In quest’ottica si è rivelata assai interessante la masterclass organizzata all’interno dell’evento Modena Champagne 2022 battezzata dagli organizzatori “4 lambruschi per 4 parmigiani”.
Le caratteristiche sensoriali del Parmigiano Reggiano sono in continua evoluzione durante il suo “affinamento” e lo si è potuto ben osservare attraverso la degustazione di quattro diverse stagionature, dove la tirosina (n.d.R.: che visivamente sembra un sale cristallizzato e in bocca scrocchia leggermente sotto i denti) è il principale indicatore del grado di anzianità della stagionatura stessa.
Un delicato Parmigiano di 18 mesi è stato abbinato ad un Metodo Classico 36 mesi sur lie di Lambrusco di Sorbara, dal leggero aroma di rosa.
Un 26 mesi dai profumi di fieno secco, frutta secca e brodo di carne e dal gusto pastoso si è invece incontrato con un Lambrusco Montericco, una varietà che cresceva abbondantemente in maniera spontanea sui colli dell’Appennino (chiamata dai latini “Lambrusca vitis“) e che oggi è invece poco diffusa e utilizzata solo per la produzione del Lambrusco Reggiano. Ottimo l’abbinamento con questo rosato intenso, da monofermentazione naturale, che sa di peonia, rosa e lampone.
Il rinomato Vacche Rosse 48 mesi, dagli alti titoli di caseina e dalla decisa presenza di tirosina, si è espresso con sentori di fungo essiccato, sottobosco e crosta tostata, ma anche di spezie.
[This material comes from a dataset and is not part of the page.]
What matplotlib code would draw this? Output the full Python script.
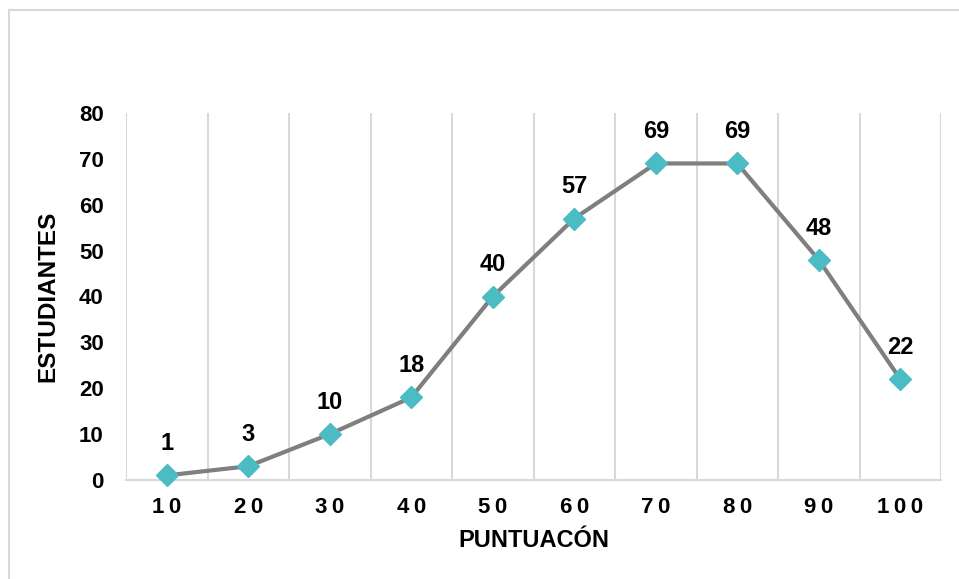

La sua decisa persistenza ha però sovrastato il Lambrusco di Salamino di Santa Croce (del nord della provincia di Modena) a lui destinato nel pairing, un vino dai sentori dolci e succosi di mora e mirtillo e dal sorso morbido.
Infine il Parmigiano stagionato 62 mesi, anch’esso molto ricco di tirosina, salato, con note di frutta secca, spezie, crosta e una nota leggermente amara, è stato accostato ad un Lambrusco Grasparossa di Castelvetro, un lambrusco di montagna proveniente da vitigni di 40 anni con bassissima resa: mora e mirtillo rosso in un corpo armonico.
Nel tempo, pur rimanendo fedeli alla loro tradizione, Parmigiano e Lambrusco si sono inseriti nelle cucine più diverse e raffinate.
Un esempio di ciò è stata la bella serie di sei cene organizzate dal Gambero Rosso “Giro del mondo con il Lambrusco” in cui appunto il Lambrusco, nelle sue varie tipologie, ha sposato diverse cucine etniche come la statunitense, l’argentina e la giapponese a Milano, ma anche la colombiana di Roy Cacères e la cinese di DAO a Roma, in un viaggio di sensi dal Sorbara al Grasparossa di Castelvetro e al Reggiano. Le ultime cantine partecipanti? Cavicchioli, Carpi e Sorbara, Pezzuoli, Le Casette e Lombardini, la quale, con una filosofia quasi da maison, ha lavorato sulla selezione di 3 mosti (Grasparossa, Sorbara e Salamino di Santacroce) al fine di riuscire ad ottenere il miglior Lambrusco Reggiano possibile.